Funnily enough, many years later, I was staying in a hotel in Johannesburg and went down to the lounge to watch a football match on the telly. Already there was a crowd of itinerant traders from Nigeria. When I struck up conversation with one of them, in English, they all stopped speaking what I suspect was Igbo (but what would I know?) and continued their conversations in English so as not to be rude.

By the way, when I asked them what they were selling it turned out to be "articles".

Mike C. said...

Andy,

The revealing thing is that you can't do that in reverse i.e. switch from "standard" to some other dialect to accommodate an outsider (unless you want to be deeply condescending)... Worse, virtually no two Brits could switch to any single foreign language, not even French or German, to be polite to a visitor. We're a disgrace.
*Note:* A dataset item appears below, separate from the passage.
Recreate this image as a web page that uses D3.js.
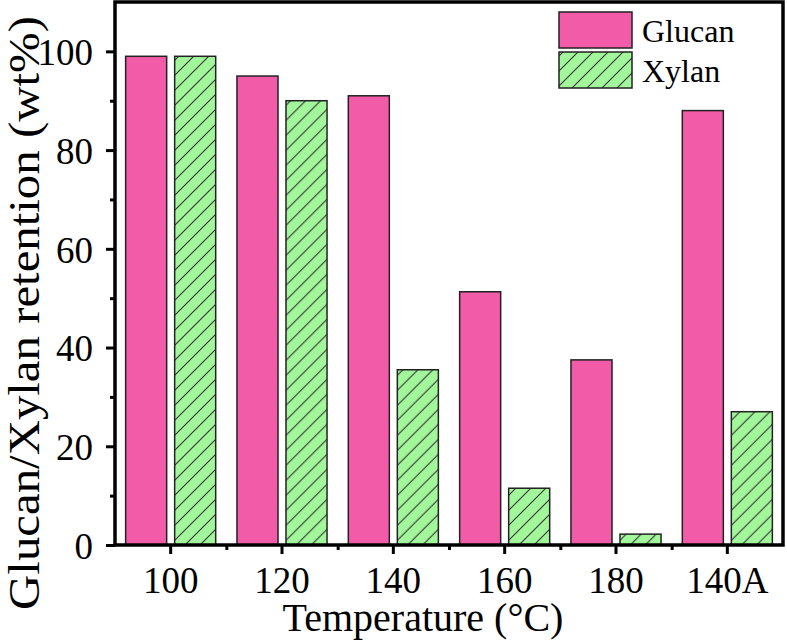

Ah, so that's what an articled clerk is!

Mike

Thomas Rink said...

Re Mrs. Merkel: As far as I know, she is from the state Mecklenburg-Vorpommern (aka McPomm ;^). Before 1989, this state was part of the GDR. The local dialect resembles the dialect spoken in the north-west states (Bremen, Hamburg, northern Niedersachsen and Schleswig-Holstein. For example, in Standard German, Stein is pronounced Shtine, whereas in these dialects, it sounds like S-tine (as in English "stick").

Nowadays, German politicians (except those from Bavaria) speak Standard German, which mostly corresponds to the dialect spoken around Hannover. So Mrs. Merkel's native dialect isn't very different. You can also bet that all high-level politicians are trained in speaking and rhetorics!

Best, Thomas

Thomas Rink said...

As for university students changing their accents - if it happened, I didn't notice. What I can tell as a fact is that speaking the local dialect here (Ruhrdeutsch) is not exactly a bonus point in academia. Some of our professors expressed a very condescending attitude towards students whose working-class background was obvious from their dialect. In consequence, parents try their best to bring up their kids with Standard German!

Germany is a class society, too. Nobody wants to hear this, but poor people (of which we have a lot) have a lower life expectancy, are not as well represented by the political system as the upper classes, and their children are much less likely to attend a university. If you are born poor, you will most likely die poor!